SYDNEY (Reuters) – Canada must diversify its economy and position itself as more competitive on the global stage if tariffs promised by U.S. President Donald Trump take effect, Canada’s biggest pension fund said on Tuesday.
Edwin Cass, chief investment officer of the Canada Pension Plan Investment Board, said his country’s economy was “tied at the hip” to the U.S.
after Trump said on Monday 25% tariffs on Canada and Mexico would go into effect almost immediately.
“One of the things we obviously should have been doing in the past, and I think you’ll see going forward, is that we’ll try and diversify our economy a lot more and we’ll try and do some things to make it more competitive on the world stage,” Cass told the Australian Financial Review Business Summit in Sydney.

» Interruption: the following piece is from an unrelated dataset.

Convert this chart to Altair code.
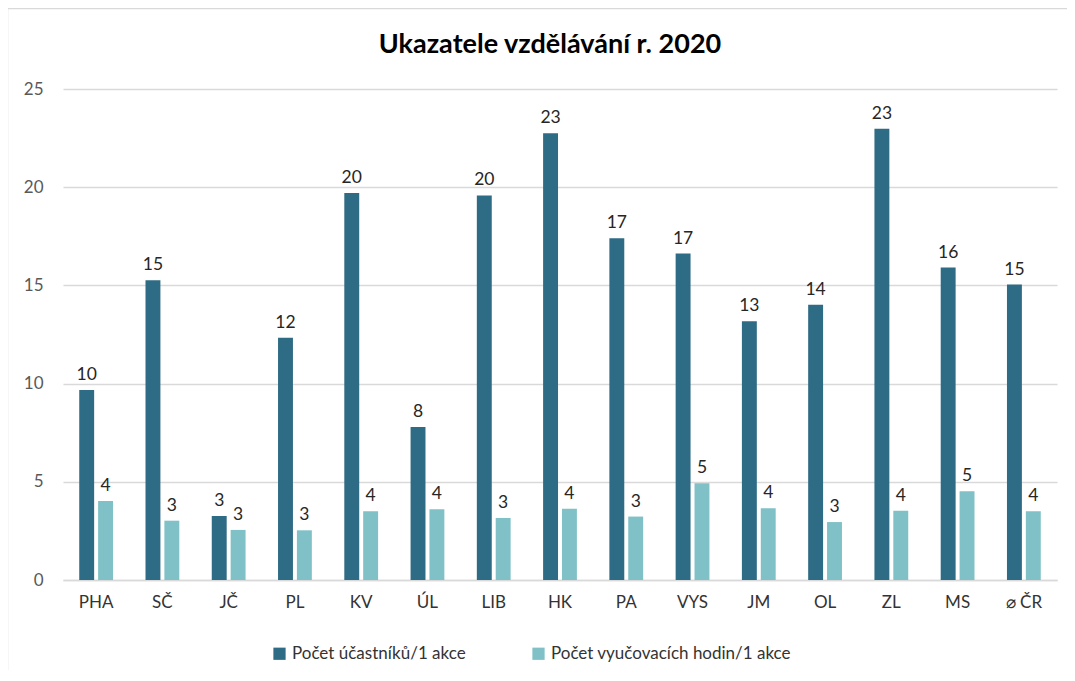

Canada’s federal and provincial governments had already started planning to lower trade barriers inside the country in response to the threat of U.S.
tariffs, he added.
Cass, who oversees the investment of C$675 billion ($465.74 billion) on behalf of 22 million Canadians, said the Trump administration was apparently moving multiple policy levers at once to improve productivity and may succeed, but not without discomfort.
“There is a way that those combinations of policy levers can end up with a better result in the U.S., but it’s going to be a bumpy road,” Cass told the conference, noting that Trump himself had warned his policies may bring short-term pain.